Identifies trips where multiple household members traveled together by comparing origin-destination-time similarity using either strict buffer thresholds or Mahalanobis distance.
Parameters:
| Name | Type | Description | Default |
|---|---|---|---|
linked_trips
|
pl.DataFrame
|
Journey records with coordinates and timing. Required columns: linked_trip_id, hh_id, person_id, o/d coordinates, depart/arrive times. |
required |
households
|
pl.DataFrame
|
Household table for pre-filtering. |
required |
method
|
str
|
Detection method - "buffer" or "mahalanobis" (default: "buffer"). |
'buffer'
|
time_threshold_minutes
|
float
|
Max time difference for buffer method (default: 15.0). |
15.0
|
space_threshold_meters
|
float
|
Max spatial distance for buffer method (default: 100.0). |
100.0
|
covariance
|
list[float] | list[list[float]] | None
|
Covariance matrix for mahalanobis method - diagonal (4 values) or full (4x4 matrix). If None, uses defaults (~84m spatial, ~4.5min temporal). |
None
|
confidence_level
|
float
|
Statistical confidence level for mahalanobis (default: 0.90). Higher = stricter. 0.90 is strict, 0.75 is moderate. |
0.9
|
log_discrepancies
|
bool
|
Whether to log trips with reported vs detected traveler mismatches (default: False). |
False
|
Returns:
| Type | Description |
|---|---|
dict[str, pl.DataFrame]
|
Dictionary containing: - linked_trips: Original trips with added joint_trip_id column - joint_trips: Aggregated table of shared trips with participant lists |
Algorithm
Phase 1: Household Pre-filtering
- Filter to households with 2+ members who took trips
- Reduces search space to only households where joint trips are possible
Phase 2: Pairwise Distance Calculation
- Within each multi-person household, compute pairwise distances between
all trip combinations using 4D space:
- Origin coordinates (o_lon, o_lat)
- Destination coordinates (d_lon, d_lat)
- Departure time
- Arrival time
- Store distances in condensed matrix format for efficiency
Phase 3: Similarity Filtering
Buffer Method (default):
- Filter trip pairs where:
- Spatial distance (haversine) ≤ space_threshold_meters for both origin AND destination
- Absolute time difference ≤ time_threshold_minutes for both departure AND arrival
- Simple, interpretable thresholds
Mahalanobis Method:
- Calculate statistical distance using covariance matrix:
- Accounts for correlated variations in space/time
- Compares to chi-squared distribution at confidence_level
- More sophisticated, calibrated to actual joint trip patterns
- Can capture joint trips more flexibly than fixed thresholds
Phase 4: Clique Detection
- Build graph where nodes = trips, edges = similar trip pairs
- Detect maximal cliques (groups of mutually-similar trips)

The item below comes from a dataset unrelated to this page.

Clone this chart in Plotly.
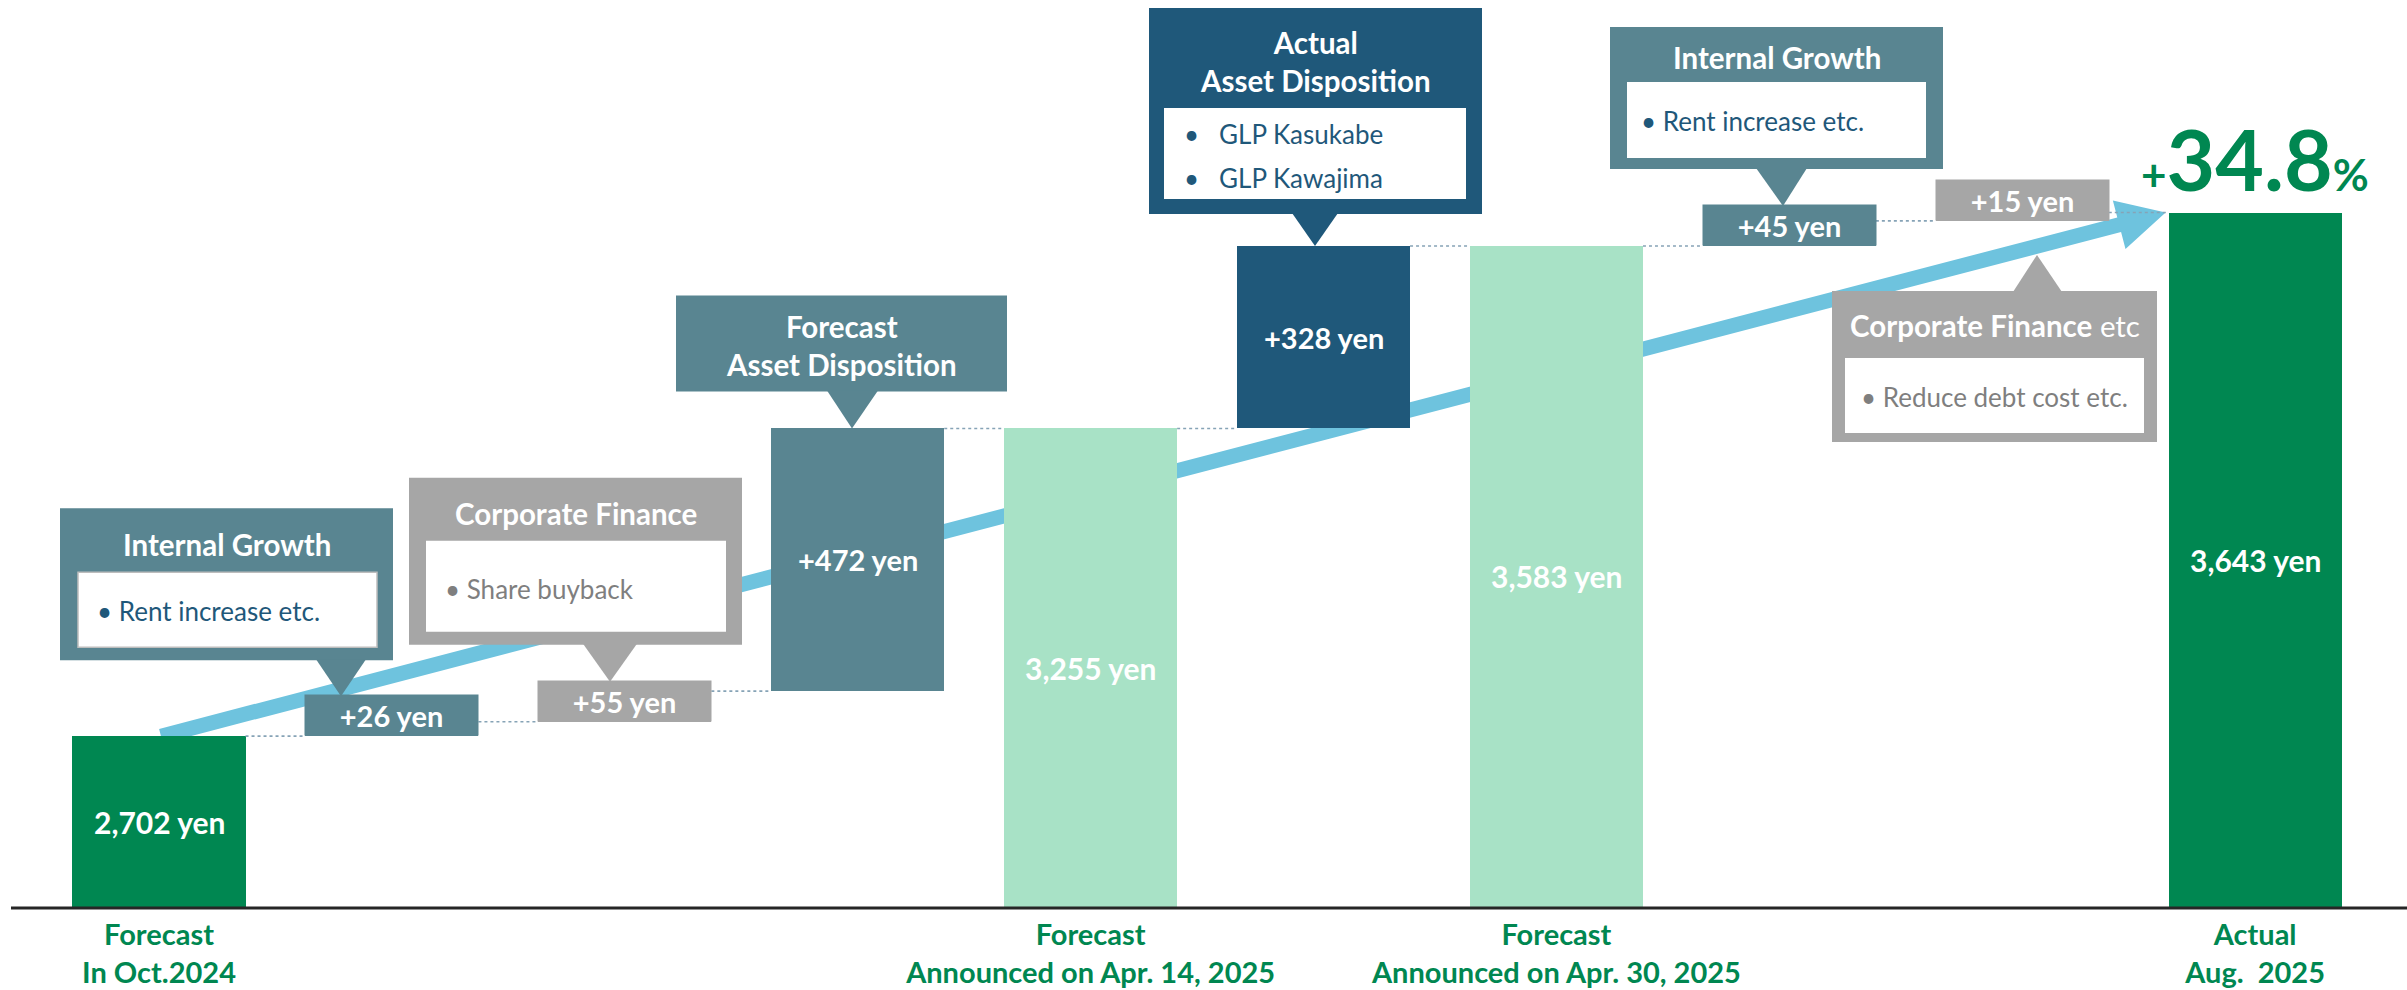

- Handle overlapping cliques by selecting disjoint set with maximum coverage
- Each clique represents one joint trip event
- Ensures transitivity: if A travels with B, and B with C, then A,B,C form one joint trip
Phase 5: Joint Trip Aggregation
- Assign unique joint_trip_id to each clique
- Create joint_trips table with:
- Representative location/time (mean of participants)
- person_list: Array of participating person IDs
- trip_list: Array of individual linked_trip_ids
- num_participants: Count of travelers
- Validate against reported num_travelers field if available
Notes
- Only compares trips within same household (joint trips across households not detected)
- Mahalanobis method requires calibrated covariance matrix (see scripts/calibrate_joint_trip_covariance.py)
- Clique detection prevents false positives from partial or coincidental matches
- Handles survey reporting errors where respondents over/under-report number of travelers
- Non-joint trips retain joint_trip_id = NULL